The seventeen episodes on the two disc set look and sound great. Produced in an era when some were protesting the Viet Nam conflict, and superhero cartoons were popular, co-producer Lou Scheimer provides a look back at the show in a 25 minute bonus featurette. Fans of the comics will love this sweet and goofy show. Nostalgia bluffs many also appreciate the idealistic world of The Archies, though some may find the goodie goodie Archie universe a bit too sweet to swallow.

The characters proved to be very popular on television. While The Archie Show lasted one season, it would be succeeded by several other series during the 1970's that featured the characters, including Archie's Funhouse (1970) and Archie's TV Funnies (1971).
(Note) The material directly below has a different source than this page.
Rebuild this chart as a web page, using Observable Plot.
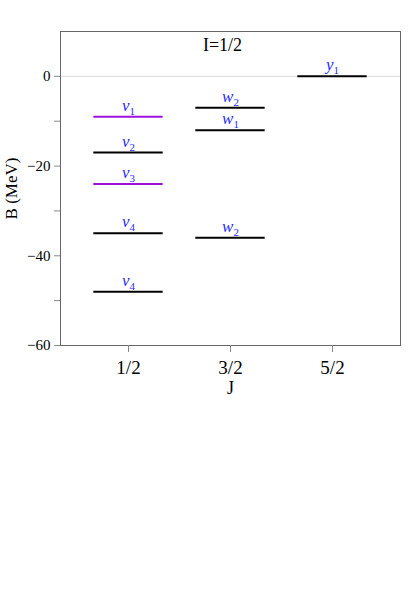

Other characters from Archie comics that also became animated series, included Josie and the Pussycats (1970) and Sabrina the Teenage Witch.
6 of 7 people found the following review helpful
5.0 out of 5 stars Late '60s Saturday Morning Gem! 11 Aug 2007
By Mr Doug Gordon - Published on
Format:DVD|Verified Purchase
I was really surprised to see that "The Archie Show" was available, in it's complete season, on DVD. Previous releases on VHS and DVD just seemed to offer a few episodes of this Saturday morning classic from 1968. First off, this DVD offers a crisp and vibrant picture. The prints used have been digitally remastered, and they are in top form. The sound is pretty good too. On previous DVD releases, the voices of the characters were very screechy. On this release, the voice track sounds normal, like how it sounded when first telecast. Genius Entertainment has packaged this 2 disc set nicely too. It comes in a plastic slide case, and inside, offers a fold out cardboard case which contains the discs. There is a reproduction comic book inside that features a comic of the Archies visiting Filmation Studios-the studio where the Archies cartoon was produced. Also contained in this comic book is the episode listings, and the songs appearing in each episode. There is also some info on the voices behind the characters, which gives this DVD a nice added touch. Special features on the 2 discs include a jukebox setting, which lists the songs on the disc, and you can just watch the music performance of the Archies. There is an interview segment, and also an episode where you can watch one of the shows without vocals, just the music and sound effects. I don't really understand why this is offered, because you just see the characters mouths moving, but there is no sound. The Archies paved the way for other Saturday morning fare, in the early '70s, like Josie & The Pussycats, Goober & the Ghost Chasers, Scooby Doo, and Speed Buggy. One thing with "The Archie Show" is that it's very dated. Lots of tongue & cheek humour, like the same style as "Laugh-In", and you hear the word "groovy" at least once an episode. For this reason, I don't know if it would appeal to kids today. It is aimed at the audience that originally experienced this show. As far as the animation goes, it's not bad, but you can tell that the animators used a lot of the same poses, with different background art throughout the show. This was to cut down on production costs. Even though "The Archie Show" is not Walt Disney calibre animation, it still remains a classic in my books!